Investment professional Dan Solin writes for U.S. News & World Report why some financial journalists are not to be trusted.
Solin writes, “CNBC is a rich source of useless financial information. Typical is Cramer’s recent endorsement of Facebook. He now believes the stock is a buy because it has entered a ‘virtuous cycle’ in advertising.
“Respected journalist Allan Roth reviewed Cramer’s stock-picking skill in a scathing blog post. The results aren’t pretty. Roth calculated the odds of Cramer’s four erroneous sell recommendations for stocks that turned out to be the best performers out of 749 different stocks for the six-month period ending in May 2013. They were 1 in 13.1 billion.

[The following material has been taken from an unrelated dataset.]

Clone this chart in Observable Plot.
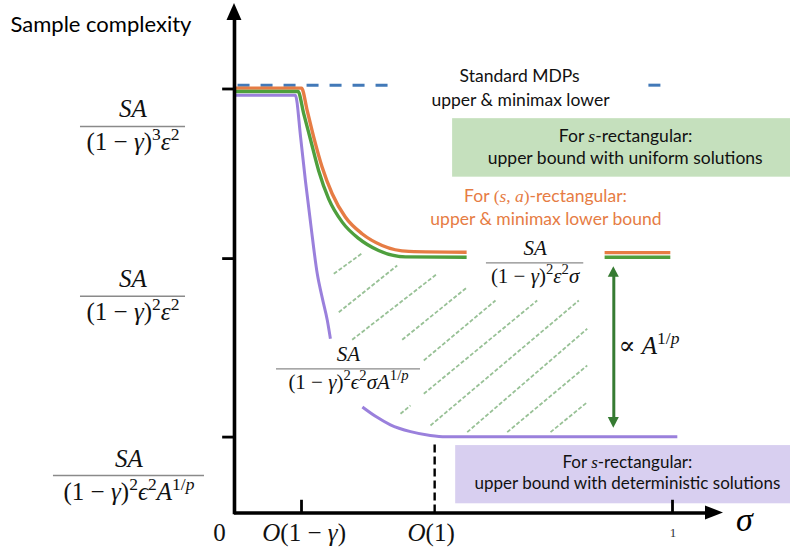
<!DOCTYPE html>
<html>
<head>
<meta charset="utf-8">
<script src="https://cdn.jsdelivr.net/npm/d3@7"></script>
<script src="https://cdn.jsdelivr.net/npm/@observablehq/plot@0.6"></script>
<style>
  html, body { margin: 0; padding: 0; background: #fff; }
  #chart svg { display: block; }
</style>
</head>
<body>
<div id="chart"></div>
<script>
// ---------------------------------------------------------------
// Sample complexity of robust MDPs as a function of the radius σ.
// x: σ (0 at the origin, 1 at the last tick); y: complexity level
// (0 on the σ axis, 1 at the top bound on the vertical axis).
// ---------------------------------------------------------------

const sigmaDomain = [-0.5342, 1.2694];
const levelDomain = [-0.0979, 1.2087];

// ticks
const levelTicks = [1.0, 0.6, 0.179];
const sigmaTicks = [0.153, 1.0];
const sigmaCritical = 0.457;              // O(1), drawn dashed
const sigmaTickText = ["0", "$O(1 − γ)$", "$O(1)$"];
const sigmaTickAt = [-0.034, 0.159, 0.449];
const sigmaOneText = "1";
const sigmaOneAt = 1.001;

// complexity bounds written as fractions
const boundNumerators = ["$SA$", "$SA$", "$SA$", "$SA$", "$SA$"];
const boundDenominators = [
  "$(1 − γ)^{3}ε^{2}$",
  "$(1 − γ)^{2}ε^{2}$",
  "$(1 − γ)^{2}ϵ^{2}A^{1/p}$",
  "$(1 − γ)^{2}ε^{2}σ$",
  "$(1 − γ)^{2}ϵ^{2}σA^{1/p}$"
];
const boundCenters = [-0.2317, -0.2317, -0.2409, 0.6863, 0.2603];
const boundBarLevels = [0.9116, 0.5113, 0.0884, 0.590, 0.340];
const boundHalfWidths = [0.1199, 0.1199, 0.1724, 0.1111, 0.1644];

// curves: pieces of [σ, level]
const standardMDP = [
  [[0.007, 1.009], [0.361, 1.009]],
  [[0.945, 1.009], [0.993, 1.009]]
];
const saRectangular = [
  [[0, 1.002], [0.153, 1.002], [0.166, 0.949], [0.181, 0.886], [0.200, 0.816], [0.223, 0.753],
   [0.253, 0.698], [0.292, 0.658], [0.337, 0.631], [0.398, 0.617], [0.530, 0.615]],
  [[0.845, 0.614], [0.995, 0.614]]
];
const sRectUniform = [
  [[0, 0.994], [0.145, 0.994], [0.158, 0.942], [0.174, 0.879], [0.192, 0.808], [0.215, 0.741],
   [0.246, 0.686], [0.284, 0.647], [0.329, 0.619], [0.390, 0.604], [0.530, 0.603]],
  [[0.845, 0.603], [0.995, 0.603]]
];
const sRectDeterministic = [
  [[0, 0.985], [0.139, 0.985], [0.151, 0.886], [0.162, 0.783], [0.174, 0.682], [0.189, 0.564],
   [0.200, 0.509], [0.212, 0.454], [0.219, 0.411]],
  [[0.292, 0.250], [0.322, 0.228], [0.356, 0.208], [0.402, 0.192], [0.447, 0.183], [0.482, 0.180],
   [1.011, 0.180]]
];

// hatching between the uniform and deterministic bounds: [σ1, level1, σ2, level2]
const gapHatch = [
  [0.2267, 0.5642, 0.2916, 0.6127],
  [0.2381, 0.4736, 0.3715, 0.5837],
  [0.2687, 0.4085, 0.4628, 0.5642],
  [0.3829, 0.4085, 0.5313, 0.5325],
  [0.4322, 0.3597, 0.5959, 0.5012],
  [0.4322, 0.2811, 0.6911, 0.5012],
  [0.3790, 0.2340, 0.4018, 0.2535],
  [0.4475, 0.2064, 0.7861, 0.5012],
  [0.5313, 0.1906, 0.8053, 0.4344],
  [0.6226, 0.1906, 0.8053, 0.3479],
  [0.7215, 0.1906, 0.8053, 0.2613]
];

// the A^{1/p} gap between the two s-rectangular bounds
const gapSigma = 0.866;
const gapLevels = [0.200, 0.581];
const gapText = "$∝ A^{1/p}$";
const gapTextAt = [0.877, 0.3755];

// legend boxes: [σ1, σ2, level1, level2]
const uniformBox = [0.498, 1.2694, 0.792, 0.930];
const deterministicBox = [0.505, 1.2694, 0.0217, 0.159];

// annotations
const noteText = [
  "Standard MDPs", "upper & minimax lower",
  "For $s$-rectangular:", "upper bound with uniform solutions",
  "For $(s, a)$-rectangular:", "upper & minimax lower bound",
  "For $s$-rectangular:", "upper bound with deterministic solutions"
];
const noteAt = [
  [0.651, 1.016], [0.653, 0.961],
  [0.893, 0.875], [0.892, 0.824],
  [0.710, 0.733], [0.711, 0.680],
  [0.897, 0.1054], [0.897, 0.0559]
];
const noteGroup = ["standard", "standard", "uniform", "uniform", "sa", "sa", "deterministic", "deterministic"];

const yTitle = "Sample complexity";
const yTitleAt = [-0.5114, 1.134];
const xTitle = "$σ$";
const xTitleAt = [1.164, -0.0413];

// ---------------------------------------------------------------
const BLUE = "#4279b8", ORANGE = "#e67c44", GREEN = "#4e9f3d", PURPLE = "#9a80dc";
const DARKGREEN = "#367b32", HATCH = "#98c196";
const SANS = "Lato, 'Open Sans', sans-serif";
const MATH = "'Liberation Serif', 'DejaVu Serif', serif";

const pieces = (curve) =>
  curve.flatMap((piece, k) => piece.map(([sigma, level]) => ({sigma, level, piece: k})));

const idx = (arr) => arr.map((_, i) => i);

const yArrow = {tip: 1.2017, base: 1.1616, half: 0.0171};
const xArrow = {tip: 1.1164, base: 1.0753, half: 0.0172};
const gapHead = {len: 0.025, half: 0.0126};

const chart = Plot.plot({
  width: 790,
  height: 554,
  marginTop: 0, marginRight: 0, marginBottom: 0, marginLeft: 0,
  x: {domain: sigmaDomain, axis: null},
  y: {domain: levelDomain, axis: null},
  style: {background: "#fff", fontFamily: SANS, overflow: "visible"},
  marks: [
    // legend boxes
    Plot.rect([uniformBox], {x1: (d) => d[0], x2: (d) => d[1], y1: (d) => d[2], y2: (d) => d[3], fill: "#c5e0bd"}),
    Plot.rect([deterministicBox], {x1: (d) => d[0], x2: (d) => d[1], y1: (d) => d[2], y2: (d) => d[3], fill: "#d8cff0"}),

    // hatching of the gap
    Plot.link(gapHatch, {
      x1: (d) => d[0], y1: (d) => d[1], x2: (d) => d[2], y2: (d) => d[3],
      stroke: HATCH, strokeWidth: 1.8, strokeDasharray: "4,2"
    }),

    // bounds
    Plot.line(pieces(standardMDP), {x: "sigma", y: "level", z: "piece", stroke: BLUE, strokeWidth: 3, strokeDasharray: "12,11", strokeLinecap: "butt"}),
    Plot.line(pieces(saRectangular), {x: "sigma", y: "level", z: "piece", stroke: ORANGE, strokeWidth: 3.4, curve: "monotone-x", strokeLinecap: "butt"}),
    Plot.line(pieces(sRectUniform), {x: "sigma", y: "level", z: "piece", stroke: GREEN, strokeWidth: 3.4, curve: "monotone-x", strokeLinecap: "butt"}),
    Plot.line(pieces(sRectDeterministic), {x: "sigma", y: "level", z: "piece", stroke: PURPLE, strokeWidth: 3, curve: "monotone-x", strokeLinecap: "butt"}),

    // gap arrow
    Plot.ruleX([gapSigma], {y1: gapLevels[0] + gapHead.len * 0.8, y2: gapLevels[1] - gapHead.len * 0.8, stroke: DARKGREEN, strokeWidth: 3}),
    Plot.areaX([
      {y: gapLevels[1] - gapHead.len, x1: gapSigma - gapHead.half, x2: gapSigma + gapHead.half},
      {y: gapLevels[1], x1: gapSigma, x2: gapSigma}
    ], {y: "y", x1: "x1", x2: "x2", fill: DARKGREEN}),
    Plot.areaX([
      {y: gapLevels[0], x1: gapSigma, x2: gapSigma},
      {y: gapLevels[0] + gapHead.len, x1: gapSigma - gapHead.half, x2: gapSigma + gapHead.half}
    ], {y: "y", x1: "x1", x2: "x2", fill: DARKGREEN}),

    // axes
    Plot.ruleX([0], {y1: -0.004, y2: yArrow.base + 0.002, stroke: "#000", strokeWidth: 3.6}),
    Plot.ruleY([0], {x1: 0, x2: xArrow.base + 0.002, stroke: "#000", strokeWidth: 3.6}),
    Plot.areaX([
      {y: yArrow.base, x1: -yArrow.half, x2: yArrow.half},
      {y: yArrow.tip, x1: 0, x2: 0}
    ], {y: "y", x1: "x1", x2: "x2", fill: "#000"}),
    Plot.areaY([
      {x: xArrow.base, y1: -xArrow.half * 0.97, y2: xArrow.half * 0.97},
      {x: xArrow.tip, y1: 0, y2: 0}
    ], {x: "x", y1: "y1", y2: "y2", fill: "#000"}),
    Plot.ruleY(levelTicks, {x1: -0.027, x2: 0, stroke: "#000", strokeWidth: 2.8}),
    Plot.ruleX(sigmaTicks, {y1: 0, y2: 0.03, stroke: "#000", strokeWidth: 2.8}),
    Plot.ruleX([sigmaCritical], {y1: 0, y2: 0.1616, stroke: "#000", strokeWidth: 2.4, strokeDasharray: "8,4"}),

    // tick labels
    Plot.text(idx(sigmaTickText), {
      x: (i) => sigmaTickAt[i], y: -0.0649, text: (i) => sigmaTickText[i],
      fontFamily: MATH, fontSize: 25, lineAnchor: "bottom", fill: "#111"
    }),
    Plot.text([sigmaOneText], {x: sigmaOneAt, y: -0.057, text: (d) => d, fontFamily: MATH, fontSize: 13, lineAnchor: "bottom", fill: "#333"}),
    Plot.text([xTitle], {x: xTitleAt[0], y: xTitleAt[1], text: (d) => d, fontFamily: MATH, fontSize: 34, lineAnchor: "bottom", fill: "#000"}),
    Plot.text([yTitle], {x: yTitleAt[0], y: yTitleAt[1], text: (d) => d, fontSize: 22, textAnchor: "start", lineAnchor: "bottom", fill: "#000"}),

    // fractions
    Plot.ruleY(idx(boundBarLevels), {
      y: (i) => boundBarLevels[i],
      x1: (i) => boundCenters[i] - boundHalfWidths[i],
      x2: (i) => boundCenters[i] + boundHalfWidths[i],
      stroke: "#8a8a8a", strokeWidth: 1.4
    }),
    Plot.text(idx(boundNumerators).slice(0, 3), {
      x: (i) => boundCenters[i], y: (i) => boundBarLevels[i], text: (i) => boundNumerators[i],
      fontFamily: MATH, fontSize: 25, lineAnchor: "bottom", dy: -9, fill: "#111"
    }),
    Plot.text(idx(boundDenominators).slice(0, 3), {
      x: (i) => boundCenters[i], y: (i) => boundBarLevels[i], text: (i) => boundDenominators[i],
      fontFamily: MATH, fontSize: 25, lineAnchor: "bottom", dy: 24, fill: "#111"
    }),
    Plot.text(idx(boundNumerators).slice(3), {
      x: (i) => boundCenters[i], y: (i) => boundBarLevels[i], text: (i) => boundNumerators[i],
      fontFamily: MATH, fontSize: 21, lineAnchor: "bottom", dy: -8, fill: "#111"
    }),
    Plot.text(idx(boundDenominators).slice(3), {
      x: (i) => boundCenters[i], y: (i) => boundBarLevels[i], text: (i) => boundDenominators[i],
      fontFamily: MATH, fontSize: 21, lineAnchor: "bottom", dy: 20, fill: "#111"
    }),
    Plot.text([gapText], {x: gapTextAt[0], y: gapTextAt[1], text: (d) => d, fontFamily: MATH, fontSize: 25, textAnchor: "start", lineAnchor: "bottom", fill: "#111"}),

    // annotations
    Plot.text(idx(noteText), {
      x: (i) => noteAt[i][0], y: (i) => noteAt[i][1], text: (i) => noteText[i],
      fontSize: (i) => (noteGroup[i] === "deterministic" ? 17 : 17.5), lineAnchor: "bottom",
      fill: (i) => (noteGroup[i] === "sa" ? ORANGE : "#111")
    })
  ]
});

document.getElementById("chart").appendChild(chart);

// Set $…$ spans as math: letters italic, superscripts raised and reduced.
function typeset(svg) {
  const NS = "http://www.w3.org/2000/svg";
  svg.querySelectorAll("text").forEach((t) => {
    const targets = t.querySelector("tspan") ? [...t.querySelectorAll("tspan")] : [t];
    for (const el of targets) {
      const src = el.textContent;
      if (!src.includes("$")) continue;
      const fs = parseFloat(getComputedStyle(el).fontSize);
      el.textContent = "";
      let shift = 0;
      const add = (str, {math = false, italic = false, sup = false}) => {
        const s = document.createElementNS(NS, "tspan");
        const target = sup ? -0.4 * fs : 0;
        if (target !== shift) { s.setAttribute("dy", target - shift); shift = target; }
        if (math) s.setAttribute("font-family", MATH);
        if (italic) s.setAttribute("font-style", "italic");
        if (sup) s.setAttribute("font-size", 0.7 * fs);
        s.textContent = str;
        el.appendChild(s);
      };
      const runs = (str, sup) => {
        const re = /([A-Za-z\u0370-\u03FF]+)|([^A-Za-z\u0370-\u03FF]+)/g;
        let m;
        while ((m = re.exec(str))) add(m[0], {math: true, italic: !!m[1], sup});
      };
      src.split("$").forEach((part, i) => {
        if (!part) return;
        if (i % 2 === 0) { add(part, {}); return; }
        const re = /\^\{([^}]*)\}|\^(.)|([^^]+)/g;
        let m;
        while ((m = re.exec(part))) {
          if (m[3] !== undefined) runs(m[3], false);
          else runs(m[1] !== undefined ? m[1] : m[2], true);
        }
      });
    }
  });
}
typeset(chart);
</script>
</body>
</html>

“Cramer may be right or wrong about Facebook, but his track record does not inspire confidence. Relying on his stock picks is gambling and not investing.
“Motley Fool. This popular website clearly has an identity crisis. I have seen some very good postings that note how difficult it is to beat the markets and advise readers to consider index funds. Yet the site clings to the notion that its insights on the merits of stocks and actively managed mutual funds are valuable, with columns like ‘How Stocks With Strong Fundamentals Beat the S&P.’
“Here’s what is not well-known. Motley Fool is the fund manager of three funds bearing its name: The Motley Fool Independence Fund, the Motley Fool Great America Fund and the Motley Fool Epic Voyage Fund. According to its latest semiannual report, each of these funds underperformed its relevant index over the six-month period from November 1, 2012, through April 30, 2013.
“Presumably, if the Motley Fool had stock-picking expertise, it would be reflected in the performance of its proprietary funds.”